The Contemporary Museum's adjunct curator, Ann Brandman, has chosen cutting-edge work by two of the country's most anarchic video collectives for a program at the Makiki Heights museum's video gallery.

"New Counter-Media-Culture Collectives" features the work of Forcefield, an artist collective from Providence, R.I., and the trio Paper Rad. The program's materials were provided by Electronic Arts Intermix out of New York City, one of the largest distributors of video art.

"My interest in showing it," Brandman said, "was based on wanting to see what younger artists are doing. For me, as an older curator and in tracing the history of video art, I see it circling around again. Back then, the equipment was so expensive. Now access is so much easier.
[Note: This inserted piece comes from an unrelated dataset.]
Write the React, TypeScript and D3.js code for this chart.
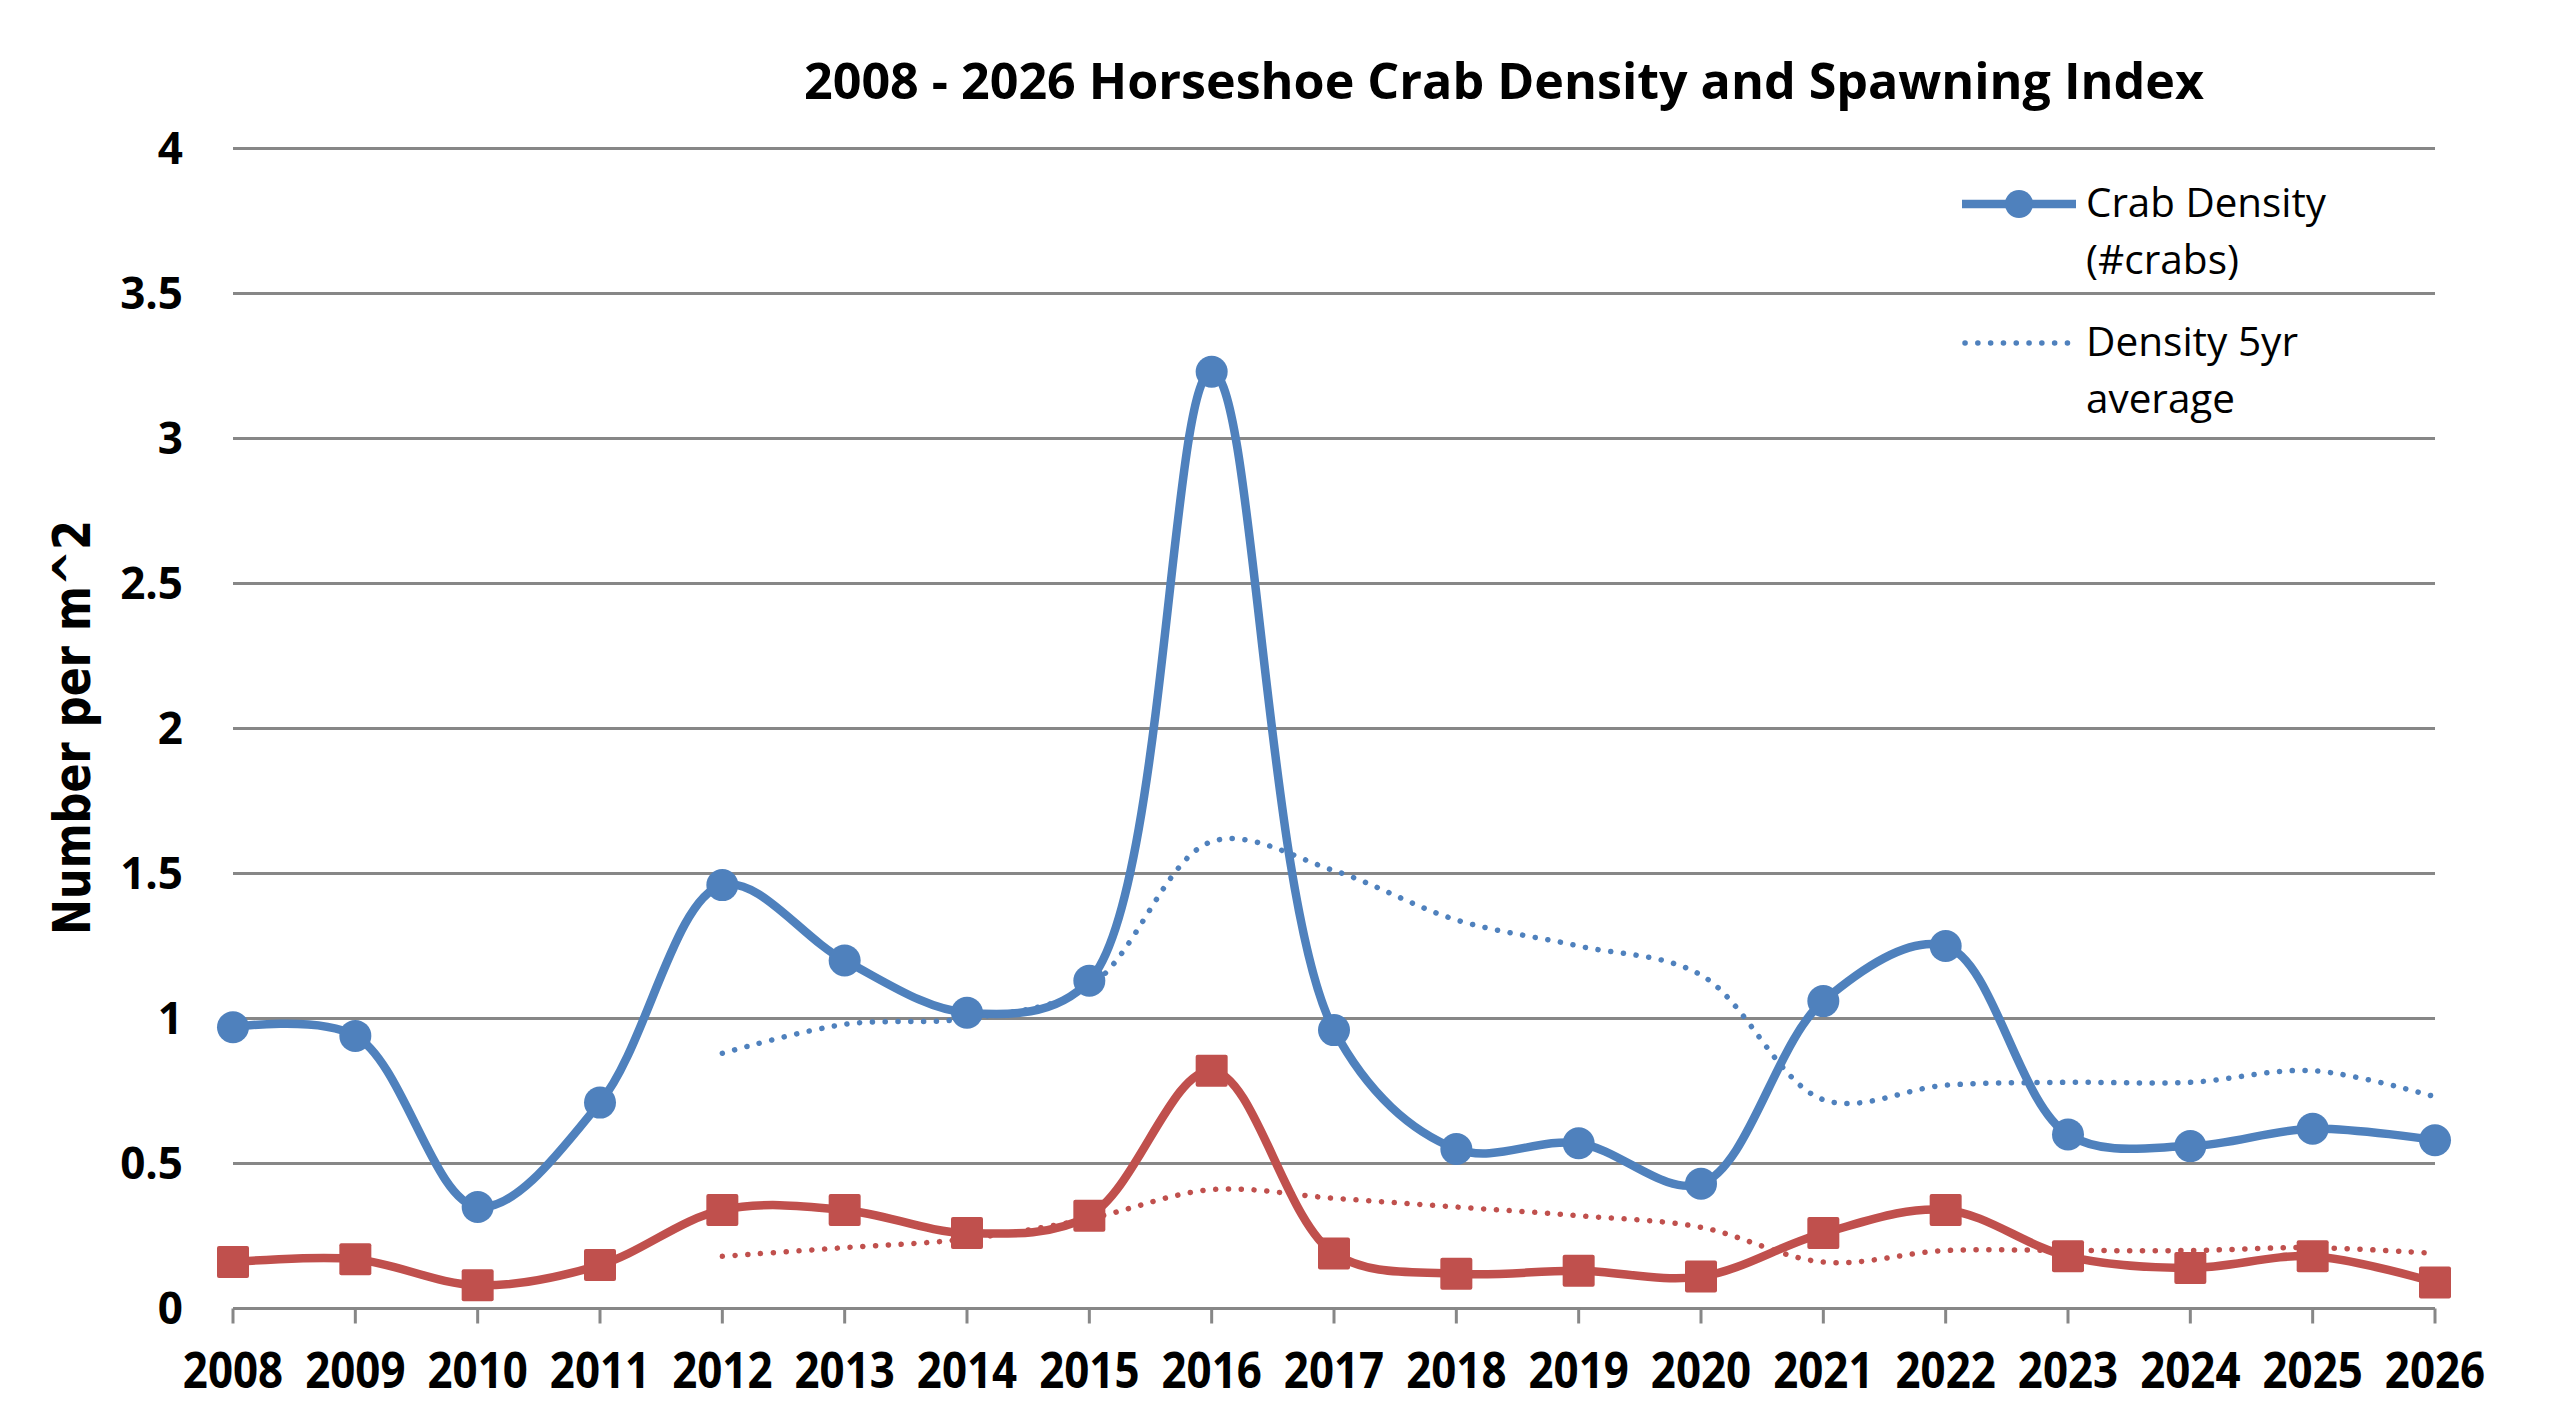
import { useEffect } from 'react'
import * as d3 from 'd3'

// Chart data
const years = [
  '2008', '2009', '2010', '2011', '2012', '2013', '2014', '2015', '2016', '2017',
  '2018', '2019', '2020', '2021', '2022', '2023', '2024', '2025', '2026',
]
const crabDensity = [0.97, 0.94, 0.35, 0.71, 1.46, 1.2, 1.02, 1.13, 3.23, 0.96, 0.55, 0.57, 0.43, 1.06, 1.25, 0.6, 0.56, 0.62, 0.58]
const density5yr = [null, null, null, null, 0.88, 0.98, 1.0, 1.11, 1.61, 1.51, 1.34, 1.25, 1.15, 0.72, 0.77, 0.78, 0.78, 0.82, 0.73]
const spawningIndex = [0.16, 0.17, 0.08, 0.15, 0.34, 0.34, 0.26, 0.32, 0.82, 0.19, 0.12, 0.13, 0.11, 0.26, 0.34, 0.18, 0.14, 0.18, 0.09]
const spawning5yr = [null, null, null, null, 0.18, 0.21, 0.24, 0.31, 0.41, 0.38, 0.35, 0.32, 0.28, 0.16, 0.2, 0.2, 0.2, 0.21, 0.19]
const yTicks = [0, 0.5, 1, 1.5, 2, 2.5, 3, 3.5, 4]
const yTickLabels = ['0', '0.5', '1', '1.5', '2', '2.5', '3', '3.5', '4']

const title = '2008 - 2026 Horseshoe Crab Density and Spawning Index'
const yTitle = 'Number per m^2'

const BLUE = '#4F81BD'
const RED = '#C0504D'
const GRID = '#878787'

export default function App() {
  useEffect(() => {
    document.body.style.margin = '0'
  }, [])

  const width = 2560
  const height = 1413
  const margin = { top: 148.5, right: 125, bottom: 104.5, left: 233 }

  const x = d3.scalePoint<string>()
    .domain(years)
    .range([margin.left, width - margin.right])

  const y = d3.scaleLinear()
    .domain([0, 4])
    .range([height - margin.bottom, margin.top])

  const line = d3.line<number | null>()
    .defined(d => d != null)
    .x((_, i) => x(years[i]) ?? 0)
    .y(d => y(d as number))
    .curve(d3.curveCatmullRom)

  const dotted = { strokeDasharray: '0.1 12.7', strokeLinecap: 'round' as const, strokeWidth: 5.5 }
  const lineWidth = 8.5
  const sq = 32

  return (
    <svg width={width} height={height} style={{ display: 'block', background: '#fff' }}>
      {/* Title */}
      <text x={804} y={99} fontFamily="'Open Sans', sans-serif" fontWeight="bold" fontSize={50}
        textLength={1400} lengthAdjust="spacingAndGlyphs">{title}</text>

      {/* Gridlines */}
      {yTicks.map(t => (
        <line key={t} x1={margin.left} x2={width - margin.right} y1={y(t)} y2={y(t)}
          stroke={GRID} strokeWidth={3} />
      ))}

      {/* x tick marks */}
      {years.map(yr => (
        <line key={yr} x1={x(yr)} x2={x(yr)} y1={y(0)} y2={y(0) + 15} stroke={GRID} strokeWidth={3} />
      ))}

      {/* y tick labels */}
      {yTicks.map((t, i) => (
        <text key={t} x={183} y={y(t) + 15.5} textAnchor="end"
          fontFamily="'Open Sans', sans-serif" fontWeight="bold" fontSize={44}>{yTickLabels[i]}</text>
      ))}

      {/* x tick labels */}
      {years.map(yr => (
        <text key={yr} transform={`translate(${x(yr)},1388) scale(0.86,1)`} textAnchor="middle"
          fontFamily="'Open Sans', sans-serif" fontWeight="bold" fontSize={51}>{yr}</text>
      ))}

      {/* y axis title */}
      <text transform="translate(90,727.5) rotate(-90)" textAnchor="middle"
        fontFamily="'DejaVu Sans', sans-serif" fontWeight="bold" fontSize={52}
        textLength={415} lengthAdjust="spacingAndGlyphs">{yTitle}</text>

      {/* Moving averages */}
      <path d={line(density5yr) ?? ''} fill="none" stroke={BLUE} {...dotted} />
      <path d={line(spawning5yr) ?? ''} fill="none" stroke={RED} {...dotted} />

      {/* Crab density */}
      <path d={line(crabDensity) ?? ''} fill="none" stroke={BLUE} strokeWidth={lineWidth} strokeLinejoin="round" />
      {crabDensity.map((v, i) => (
        <circle key={i} cx={x(years[i])} cy={y(v)} r={16} fill={BLUE} />
      ))}

      {/* Spawning index */}
      <path d={line(spawningIndex) ?? ''} fill="none" stroke={RED} strokeWidth={lineWidth} strokeLinejoin="round" />
      {spawningIndex.map((v, i) => (
        <rect key={i} x={(x(years[i]) ?? 0) - sq / 2} y={y(v) - sq / 2} width={sq} height={sq} rx={2} fill={RED} />
      ))}

      {/* Legend */}
      <g fontFamily="'Open Sans', sans-serif" fontSize={41} fill="#000">
        <line x1={1962} x2={2076} y1={204} y2={204} stroke={BLUE} strokeWidth={lineWidth} />
        <circle cx={2019} cy={204} r={14} fill={BLUE} />
        <text x={2086} y={217} textLength={240} lengthAdjust="spacingAndGlyphs">Crab Density</text>
        <text x={2086} y={274} textLength={153} lengthAdjust="spacingAndGlyphs">(#crabs)</text>
        <line x1={1965} x2={2076} y1={343} y2={343} stroke={BLUE} {...dotted} />
        <text x={2086} y={356} textLength={212} lengthAdjust="spacingAndGlyphs">Density 5yr</text>
        <text x={2086} y={413} textLength={149} lengthAdjust="spacingAndGlyphs">average</text>
      </g>
    </svg>
  )
}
"Virtual reality makes it possible now, whether it be a collective of people who live in the same house, or international collectives. The interdisciplinary skills some of these members bring nowadays, whether it be in music or textiles, makes for interesting combinations."

The Forcefield video collection comprises three pieces from 1996 and 2000. With a sensibility that veers between seriousness and silliness, the group is concerned with technology's uses and abuses.

Throughout their work, they employ vintage analog signal processors and now-defunct electronics. This emphasis on obsolete formats and equipment, and poor signal resolution, stands in contrast to a new generation bombarded with continually evolving electronic gear.

The artists who make up the Forcefield collective created their first installation for the Whitney Museum of American Art's 2002 Biennial.

Nominally organized around the theme of cable television, Paper Rad's "PjVidz #1: Color Vision" is a psychedelic half-hour variety show in which snippets of off-air footage alternate with original animation and music. Music videos, cartoons, even "Gumby and Pokey," all make appearances in a video that celebrates consumer media culture as much as it critiques it.

"This program represents the new crop of activist groups," Brandman said. "The mixture of art forms, technology and medium makes them the 'it' artists."

The program runs through the end of the month during museum hours.